Chart 1: Natixis Global Asset Management 2016 Survey of Defined Contribution Plan Participants:   Interest in ESG Investments

Source: Natixis Global Asset Management 2016 Survey of Defined Contribution Plan Participants

Adding Sustainable Investing Options to Retirement Plans Can Potentially Drive Higher Levels of Participation and Savings

Adding sustainable investing options to retirement plans can potentially tap into these attitudes and help motivate employees to achieve higher levels of participation and savings. Doing so can also serve to align a company’s mission and corporate values. That said, adding sustainable investment options to an existing line-up of investments through additional mutual fund offerings, either as a one-off or single offering within a dominant asset class, such as domestic large cap equities, or in a way that provides exposure to a balanced and diversified sustainable investment option may be challenging given the limitation of offerings in the space today.

Regardless, companies will have to go through a formal due diligence evaluation process that likely includes the following action steps:

1.Formulating the rationale for the idea and determining the level of interest within the company or entity, such as educational institution or municipality.

2.Seeking input from plan participants. This is an important step because when it comes to investing in line with personal values or desired societal outcomes, no two individuals are likely to be exactly alike. Some are passionate about mitigating climate change while others might be averse to high CEO pay. Some might have an aversion to investing in firms engaged in the production of alcohol, guns, gambling, and tobacco while others may not hold such views. Still, others may gravitate to companies that provide clean water and clean energy while others may be less committed to these sectors. While it may be impossible satisfy all points of view, engaging and seeking inputs from plan participants will help identify the best way of meeting the diversity of opinion on this subject.

3.Evaluating the potential alignment of sustainable investment options within the context of the current plan offerings.

4.Reviewing and updating, as appropriate, the plan’s investment policy statement.

5.Establishing selection criteria and evaluating and selecting the proper investment options and funds.

6.Expanding periodic plan communications beyond financial results and plan/fund related material developments to include summaries of societal impacts achieved by the sustainable investment funds.

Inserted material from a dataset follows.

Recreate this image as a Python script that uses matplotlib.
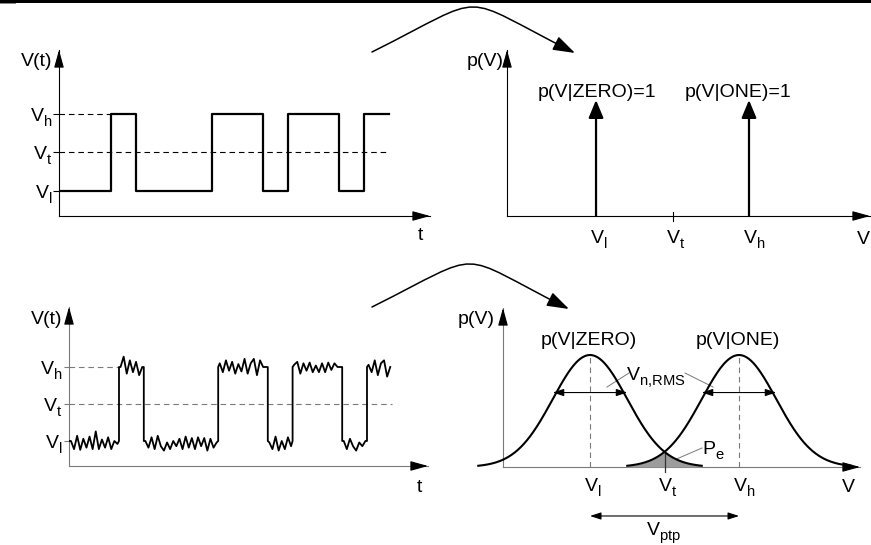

7.Monitoring funds, not only to ensure adherence to managerial and financial guidelines but also sustainability outcomes that could, in turn, be communicated back to plan participants.


1] Sustainable investing is an umbrella term that encapsulates social investing, SRI investing and ESG investing. Sustainable investing refers to the idea that investing in sustainable companies permits investors to achieve long-term competitive financial returns while at the same time attaining a positive societal impact. While it’s been changing somewhat, this concept captures a range of four prominent investment approaches or strategies.  These are: (1) Screening out or excluding companies from investment portfolios for a variety of reasons, (2) Impact investing and thematic investing or investing to achieve a  targeted social or environmental objective that is measurable, (3) Integrating environmental, social and governance (ESG) considerations as a proactive and integral component of the investment research and portfolio construction processes, and (4) Shareholder and bondholder advocacy and engagement in an effort to influence corporate behavior.  For further information, refer to The ABCs of Sustainable Investing  

[2] Like a 401(k) plan, a 403(b) is a retirement plan that’s designed for public schools and other nonprofits while a 457 plan is 457 Plan is a retirement savings benefits for governmental employees.

[3] Morgan Stanley Institute for Sustainable Investing, “Sustainable Signals: The Individual Investor Perspective” (February 2015).